Of course we’ll never know what went through Evelyn’s mind on 66-mile train ride home, but after she arrived at Penn Station around 9 am she went across the street to the Governor Clinton Hotel where she wrote a suicide note then walked two blocks east where, shortly before 10:30 am, she bought a ticket to the 86th floor observation deck of the Empire State Building.

22 May 1947. View from the top of the Empire State Building. (Bettmann/CORBIS)

Around 10:40 am Patrolman John Morrissey, directing traffic at 34th Street and Fifth Avenue, noticed a white scarf floating down from the upper floors of the building. Moments later he heard a crash and saw a crowd converge on 34th street.5 Evelyn had stepped out on the parapet, jumped, cleared the setbacks, and landed on the roof of a United Nations Assembly Cadillac limousine parked on 34th street, some 200 ft west of Fifth Ave.6 As one reporter wrote “Forenoon shoppers on Fifth Ave were horrified.”

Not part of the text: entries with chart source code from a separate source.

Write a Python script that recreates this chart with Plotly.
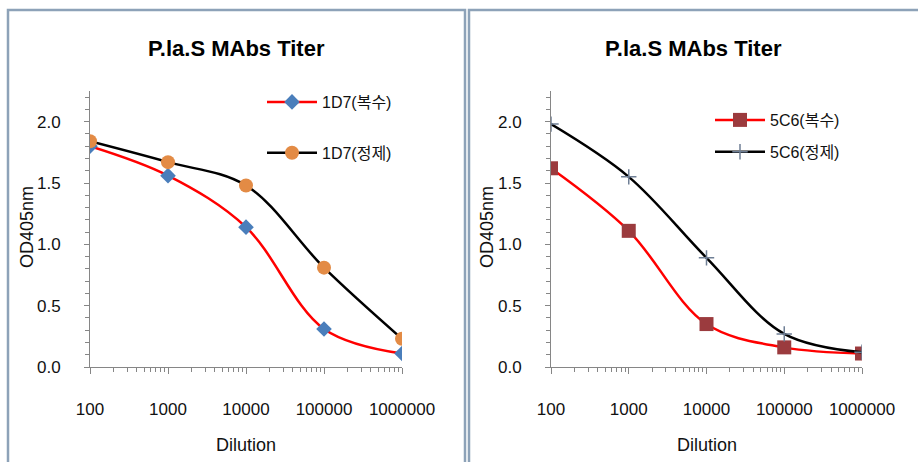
import plotly.graph_objects as go

# ---- data ----
dilution = [100, 1000, 10000, 100000, 1000000]
tick_vals = [100, 1000, 10000, 100000, 1000000]
tick_text = ["100", "1000", "10000", "100000", "1000000"]

od_1d7_ascites = [1.80, 1.56, 1.14, 0.31, 0.11]
od_1d7_purified = [1.84, 1.67, 1.48, 0.81, 0.23]
od_5c6_ascites = [1.62, 1.11, 0.35, 0.16, 0.11]
od_5c6_purified = [1.98, 1.55, 0.89, 0.27, 0.12]

names_left = ["1D7(복수)", "1D7(정제)"]
names_right = ["5C6(복수)", "5C6(정제)"]
chart_title = "P.la.S MAbs Titer"
x_title = "Dilution"
y_title = "OD405nm"

W, H = 918, 462
FONT = "Liberation Sans, Noto Sans CJK KR, sans-serif"
AXIS_GRAY = "#868686"

fig = go.Figure()

# left chart
fig.add_trace(go.Scatter(
    x=dilution, y=od_1d7_ascites, name=names_left[0], mode="lines+markers",
    line=dict(color="#FF0000", width=2.5, shape="spline", smoothing=1.0),
    marker=dict(symbol="diamond", size=12, color="#4A7EBB"),
    xaxis="x", yaxis="y", legend="legend", legendgroup="a"))
fig.add_trace(go.Scatter(
    x=dilution, y=od_1d7_purified, name=names_left[1], mode="lines+markers",
    line=dict(color="#000000", width=2.5, shape="spline", smoothing=1.0),
    marker=dict(symbol="circle", size=14, color="#E38B45"),
    xaxis="x", yaxis="y", legend="legend", legendgroup="b"))

# right chart
fig.add_trace(go.Scatter(
    x=dilution, y=od_5c6_ascites, name=names_right[0], mode="lines+markers",
    line=dict(color="#FF0000", width=2.5, shape="spline", smoothing=1.0),
    marker=dict(symbol="square", size=14, color="#9B3B3E"),
    xaxis="x2", yaxis="y2", legend="legend2", legendgroup="c"))
fig.add_trace(go.Scatter(
    x=dilution, y=od_5c6_purified, name=names_right[1], mode="lines+markers",
    line=dict(color="#000000", width=2.5, shape="spline", smoothing=1.0),
    marker=dict(symbol="cross-thin", size=11, color="#6F7F95",
                line=dict(color="#6F7F95", width=1.5)),
    xaxis="x2", yaxis="y2", legend="legend2", legendgroup="d"))

ydom = [1 - 367 / H, 1 - 91 / H]

xcommon = dict(
    type="log", range=[2, 6], tickmode="array", tickvals=tick_vals, ticktext=tick_text,
    showline=True, linecolor=AXIS_GRAY, linewidth=1, showgrid=False, zeroline=False,
    ticks="outside", ticklen=6, tickcolor=AXIS_GRAY, ticklabelstandoff=21,
    tickfont=dict(family=FONT, size=17, color="#111111"),
    minor=dict(ticks="outside", ticklen=4, tickcolor=AXIS_GRAY, dtick="D1", showgrid=False),
    automargin=False,
)
ycommon = dict(
    range=[0, 2.25], dtick=0.5, tick0=0, tickformat=".1f",
    showline=True, linecolor=AXIS_GRAY, linewidth=1, showgrid=False, zeroline=False,
    ticks="outside", ticklen=5, tickcolor=AXIS_GRAY, ticklabelstandoff=20,
    tickfont=dict(family=FONT, size=17, color="#111111"),
    minor=dict(ticks="outside", ticklen=4, tickcolor=AXIS_GRAY, dtick=0.1, showgrid=False),
    domain=ydom, automargin=False,
)

fig.update_layout(
    width=W, height=H, margin=dict(l=0, r=0, t=0, b=0, autoexpand=False),
    paper_bgcolor="white", plot_bgcolor="white",
    font=dict(family=FONT, size=16, color="#111111"),
    xaxis=dict(domain=[90 / W, 402 / W], anchor="y", **xcommon),
    yaxis=dict(anchor="x", **ycommon),
    xaxis2=dict(domain=[551 / W, 862 / W], anchor="y2", **xcommon),
    yaxis2=dict(anchor="x2", **ycommon),
    legend=dict(x=262 / W, y=1 - 85 / H, xanchor="left", yanchor="top",
                bgcolor="rgba(0,0,0,0)", traceorder="grouped", tracegroupgap=27,
                itemwidth=50, font=dict(family=FONT, size=16, color="#111111")),
    legend2=dict(x=710 / W, y=1 - 103 / H, xanchor="left", yanchor="top",
                 bgcolor="rgba(0,0,0,0)", traceorder="grouped", tracegroupgap=8,
                 itemwidth=50, font=dict(family=FONT, size=16, color="#111111")),
    showlegend=True,
)

# panel borders
border = dict(color="#8DA2B8", width=2.5)
fig.add_shape(type="rect", xref="paper", yref="paper",
              x0=8 / W, x1=465 / W, y0=-0.05, y1=1 - 10 / H, line=border, layer="below")
fig.add_shape(type="rect", xref="paper", yref="paper",
              x0=469 / W, x1=1.05, y0=-0.05, y1=1 - 10 / H, line=border, layer="below")

# titles and axis titles as annotations
for cx, ylab_x, px0, px1 in [(236, 27, 90, 402), (693, 487, 551, 862)]:
    fig.add_annotation(text="<b>" + chart_title + "</b>", xref="paper", yref="paper",
                       x=cx / W, y=1 - 48 / H, showarrow=False, xanchor="center", yanchor="middle",
                       font=dict(family=FONT, size=22, color="#000000"))
    fig.add_annotation(text=x_title, xref="paper", yref="paper",
                       x=((px0 + px1) / 2) / W, y=1 - 445 / H, showarrow=False,
                       xanchor="center", yanchor="middle",
                       font=dict(family=FONT, size=18, color="#111111"))
    fig.add_annotation(text=y_title, xref="paper", yref="paper", textangle=-90,
                       x=ylab_x / W, y=1 - 227 / H, showarrow=False,
                       xanchor="center", yanchor="middle",
                       font=dict(family=FONT, size=18, color="#111111"))

fig.write_html("out.html")
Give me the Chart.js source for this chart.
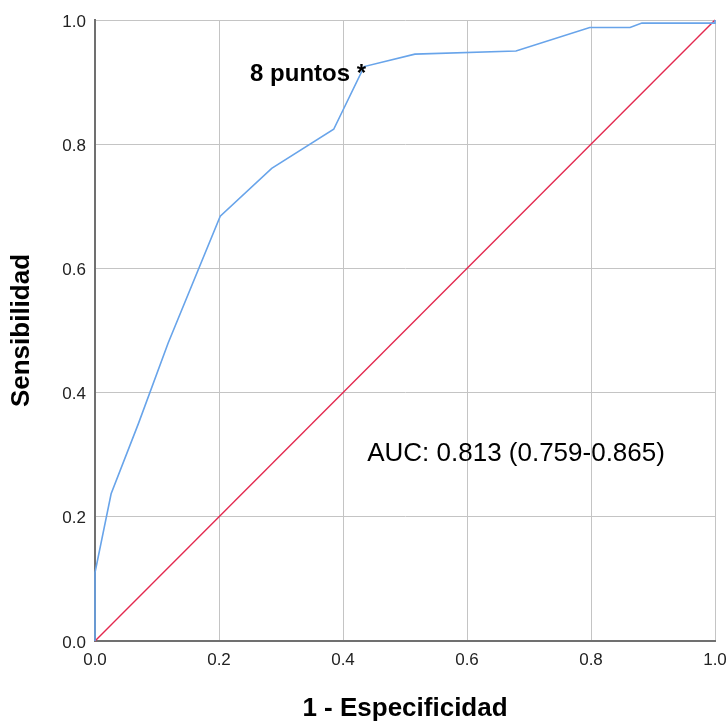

Across the street, Robert C. Wiles, a student photographer, also noticed the commotion and rushed to the scene where he took his iconic photo some four minutes after her death. Later, on the observation deck, Detective Frank Murray found her tan (or maybe gray, reports differ) cloth coat neatly folded over the observation deck wall, a brown make-up kit filled with family pictures and a black pocketbook with the note to her sister which read:

“I don’t want anyone in or out of my family to see any part of me. Could you destroy my body by cremation? I beg of you and my family – don’t have any service for me or remembrance for me. My fiance asked me to marry him in June. I don’t think I would make a good wife for anybody. He is much better off without me. Tell my father, I have too many of my mother’s tendencies.”

Evelyn incorrectly labeled as 20 years old. NY Times, May 2, 1947.

Evelyn’s photo in LIFE Magazine, May, 1947.

Her body was identified by her sister Helen Brenner and, according to her wishes, she was cremated. There is no grave. Her fiancé Barry eventually relocated to Florida. He never married.

After Wiles photograph appeared in LIFE it was widely republished in a number of photography anthologies and became one of the iconic images of the 20th century. It was the only photograph he ever published.